Thinking back to my experience forming a Virginia corporation, running  
it for a bit, and then killing it off, I'd say that in Virginia (since  
we've already come up in this discussion) if you've got around $150  
and the patience to fill out a couple of forms (they're really short)  
you can have a corporation, EIN (tax id from the IRS), and business  
license with nobody much caring who the officers are (if anybody who  
actually exists even) or what you do.  If you mess up big time, then,  
yes the authorities start to care and have penalties for various  
infractions, but they most certainly don't check anything ahead of  
time.  If you start to sell shares publicly, then, yes, some new  
agencies that actual take a look at you enter the picture.  But  
frankly, if you don't make waves and remember to file a tax return  
every year, nobody looks at your little private corporation.

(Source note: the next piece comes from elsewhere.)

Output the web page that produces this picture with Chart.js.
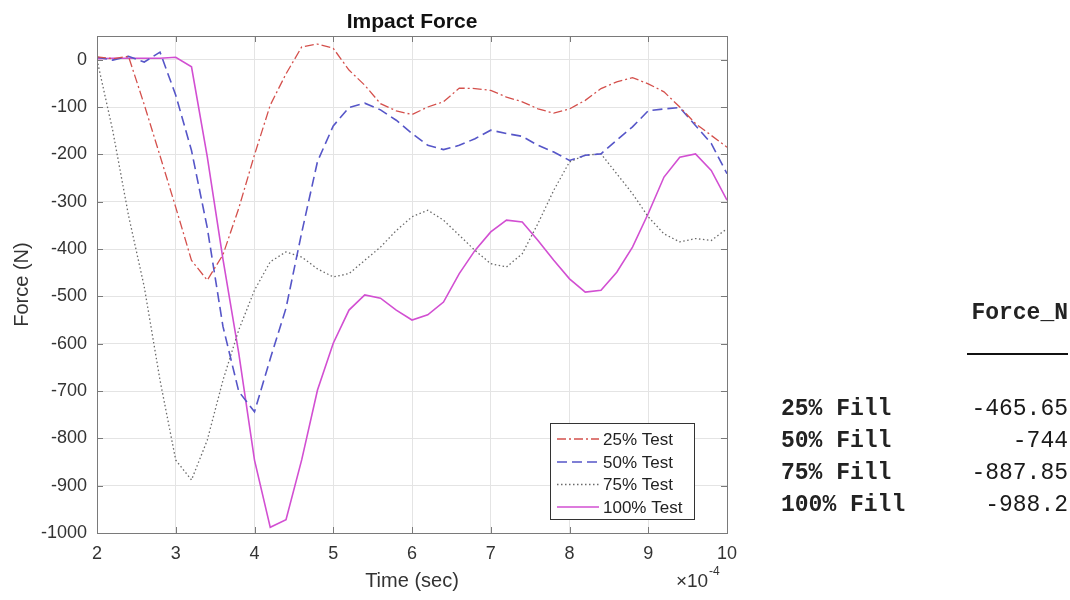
<!DOCTYPE html>
<html><head><meta charset="utf-8">
<script src="https://cdn.jsdelivr.net/npm/chart.js@4.4.1/dist/chart.umd.min.js"></script>
<style>
html,body{margin:0;padding:0;background:#fff;}
#wrap{position:relative;width:1070px;height:600px;overflow:hidden;background:#fff;}
#c{position:absolute;left:0;top:0;}
.t{position:absolute;font-family:"Liberation Mono","DejaVu Sans Mono",monospace;font-size:23px;color:#1a1a1a;white-space:pre;line-height:32px;height:32px;}
.b{font-weight:bold;color:#222;}
#uline{position:absolute;left:967px;top:353px;width:101px;height:0;border-top:2px solid #111;}
</style></head><body>
<div id="wrap"><canvas id="c" width="1070" height="600"></canvas><div id="tbl"></div><div id="uline"></div></div>
<script>
// time in units of 1e-4 s
const timeE4 = [2.0,2.2,2.4,2.6,2.8,3.0,3.2,3.4,3.6,3.8,4.0,4.2,4.4,4.6,4.8,5.0,5.2,5.4,5.6,5.8,6.0,6.2,6.4,6.6,6.8,7.0,7.2,7.4,7.6,7.8,8.0,8.2,8.4,8.6,8.8,9.0,9.2,9.4,9.6,9.8,10.0];
const force25 = [6,2,7,-95,-203,-312,-424,-466,-412,-314,-201,-96,-30,27,33,24,-22,-54,-93,-108,-116,-100,-89,-60,-61,-65,-79,-89,-104,-113,-104,-86,-61,-47,-38,-51,-68,-100,-135,-160,-185];
const force50 = [5,-1,7,-5,16,-75,-192,-355,-564,-701,-744,-632,-525,-365,-215,-140,-101,-92,-106,-128,-156,-181,-190,-181,-167,-149,-156,-162,-181,-195,-213,-202,-199,-170,-142,-108,-104,-101,-139,-177,-241];
const force75 = [0,-150,-329,-480,-677,-846,-888,-804,-677,-571,-487,-427,-406,-417,-442,-459,-452,-424,-396,-361,-332,-318,-339,-371,-403,-431,-438,-410,-346,-276,-216,-202,-199,-241,-283,-332,-368,-385,-378,-382,-357];
const force100 = [2,3,3,3,3,5,-15,-205,-422,-620,-846,-988,-972,-845,-698,-599,-529,-497,-504,-529,-550,-539,-512,-452,-403,-364,-339,-343,-382,-424,-463,-491,-487,-449,-396,-325,-248,-206,-199,-234,-297];
const seriesLabels = ['25% Test','50% Test','75% Test','100% Test'];
const xTickValues = [2,3,4,5,6,7,8,9,10];
const yTickStep = 100;
const tableHeader = 'Force_N';
const tableRows = ['25% Fill','50% Fill','75% Fill','100% Fill'];
const peakForce = ['-465.65','-744','-887.85','-988.2'];

const FONT = '"Liberation Sans", Arial, Helvetica, sans-serif';
Chart.defaults.font.family = FONT;

function pts(arr){ return arr.map((v,i)=>({x:timeE4[i], y:v})); }

const styles = [
  {color:'#d4504c', dash:[9,3,2,3], width:1.3},
  {color:'#5656c8', dash:[10,5], width:1.6},
  {color:'#6a6a6a', dash:[1.5,2.5], width:1.3},
  {color:'#d24fd2', dash:[], width:1.6}
];
const seriesData = [force25, force50, force75, force100];

const datasets = seriesData.map((d,i)=>({
  label: seriesLabels[i],
  data: pts(d),
  borderColor: styles[i].color,
  borderDash: styles[i].dash,
  borderWidth: styles[i].width,
  pointRadius: 0,
  tension: 0,
  fill: false
}));

const decor = {
  id: 'decor',
  afterDatasetsDraw(chart){
    const ctx = chart.ctx, a = chart.chartArea;
    const xs = chart.scales.x, ys = chart.scales.y;
    ctx.save();
    // frame
    ctx.strokeStyle = '#7a7a7a'; ctx.lineWidth = 1; ctx.setLineDash([]);
    ctx.strokeRect(Math.round(a.left)+0.5, Math.round(a.top)+0.5, Math.round(a.right-a.left), Math.round(a.bottom-a.top));
    // inner ticks
    ctx.beginPath();
    xTickValues.forEach(v=>{
      const px = Math.round(xs.getPixelForValue(v))+0.5;
      ctx.moveTo(px, a.bottom); ctx.lineTo(px, a.bottom-6);
      ctx.moveTo(px, a.top); ctx.lineTo(px, a.top+6);
    });
    ys.ticks.forEach(t=>{
      const py = Math.round(ys.getPixelForValue(t.value))+0.5;
      ctx.moveTo(a.left, py); ctx.lineTo(a.left+6, py);
      ctx.moveTo(a.right, py); ctx.lineTo(a.right-6, py);
    });
    ctx.stroke();
    // legend
    const lx = 550.5, ly = 423.5, lw = 144, lh = 96;
    ctx.fillStyle = '#fff';
    ctx.fillRect(lx, ly, lw, lh);
    ctx.strokeStyle = '#333'; ctx.lineWidth = 1;
    ctx.strokeRect(lx, ly, lw, lh);
    const rows = [439, 462, 484.5, 507];
    chart.data.datasets.forEach((ds,i)=>{
      const y = rows[i];
      ctx.beginPath();
      ctx.strokeStyle = ds.borderColor; ctx.lineWidth = ds.borderWidth;
      ctx.setLineDash(ds.borderDash);
      ctx.moveTo(557, y); ctx.lineTo(599, y); ctx.stroke();
      ctx.setLineDash([]);
      ctx.fillStyle = '#222';
      ctx.font = '17px ' + FONT;
      ctx.textBaseline = 'middle'; ctx.textAlign = 'left';
      ctx.fillText(ds.label, 603, y+1);
    });
    // title
    ctx.fillStyle = '#111';
    ctx.font = 'bold 21px ' + FONT;
    ctx.textAlign = 'center'; ctx.textBaseline = 'alphabetic';
    ctx.fillText('Impact Force', (a.left+a.right)/2, 28);
    // exponent
    ctx.fillStyle = '#333';
    ctx.font = '19px ' + FONT;
    ctx.textAlign = 'left';
    ctx.fillText('\u00d7', 676, 587);
    ctx.fillText('10', 687, 587);
    ctx.font = '12px ' + FONT;
    ctx.fillText('-4', 709, 575);
    ctx.restore();
  }
};

new Chart(document.getElementById('c'), {
  type: 'line',
  data: { datasets },
  options: {
    responsive: false,
    animation: false,
    layout: { padding: { top: 36, right: 343, bottom: 0, left: 0 } },
    plugins: { legend: { display: false }, title: { display: false }, tooltip: { enabled: false } },
    scales: {
      x: {
        type: 'linear', min: 2, max: 10,
        afterFit(s){ s.height = 67; },
        afterBuildTicks(s){ s.ticks = xTickValues.map(v=>({value:v})); },
        ticks: { stepSize: 1, padding: 10, color: '#333', font: { size: 18 }, maxRotation: 0, autoSkip: false,
                 callback: v => String(v) },
        grid: { color: '#e4e4e4', lineWidth: 1, drawTicks: false },
        border: { display: false },
        title: { display: true, text: 'Time (sec)', color: '#333', font: { size: 20 }, padding: { top: 0, bottom: 7 } }
      },
      y: {
        type: 'linear', min: -1000, max: 50,
        afterFit(s){ s.width = 97; },
        afterBuildTicks(s){ s.ticks = s.ticks.filter(t => Math.abs(t.value % yTickStep) < 1e-6); },
        ticks: { stepSize: yTickStep, padding: 10, color: '#333', font: { size: 18 },
                 callback: v => String(Math.round(v)) },
        grid: { color: '#e4e4e4', lineWidth: 1, drawTicks: false },
        border: { display: false },
        title: { display: true, text: 'Force (N)', color: '#333', font: { size: 20 }, padding: { top: 10, bottom: 0 } }
      }
    }
  },
  plugins: [decor]
});

// table of peak forces
(function(){
  const tbl = document.getElementById('tbl');
  function add(text, cls, left, right, centerY){
    const d = document.createElement('div');
    d.className = 't ' + cls;
    d.textContent = text;
    d.style.top = (centerY - 14.5) + 'px';
    if (right !== null) { d.style.right = (1070 - right) + 'px'; }
    else d.style.left = left + 'px';
    tbl.appendChild(d);
  }
  add(tableHeader, 'b', null, 1068, 311);
  const rowY = [407, 439, 471, 503];
  tableRows.forEach((r,i)=>{
    add(r, 'b', 781, null, rowY[i]);
    add(peakForce[i], '', null, 1068, rowY[i]);
  });
})();
</script>
</body></html>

Oh, and these days I'm the treasurer of a perfectly legitimate non- 
profit organization that doesn't need a business license and  
consequently doesn't have one, though we do have an EIN.

So, sorry, but I quite agree that verification of EIN and business  
license does little other than filter out applications with completely  
fictional information;  I've always found the ARIN paperwork harder to  
fill out than the corporation commission or EIN request forms, so I'm  
not sure this represents a useful barrier.

In any case, without a tight definition of what "bogus company"  
actually means, I don't see this becoming actionable policy.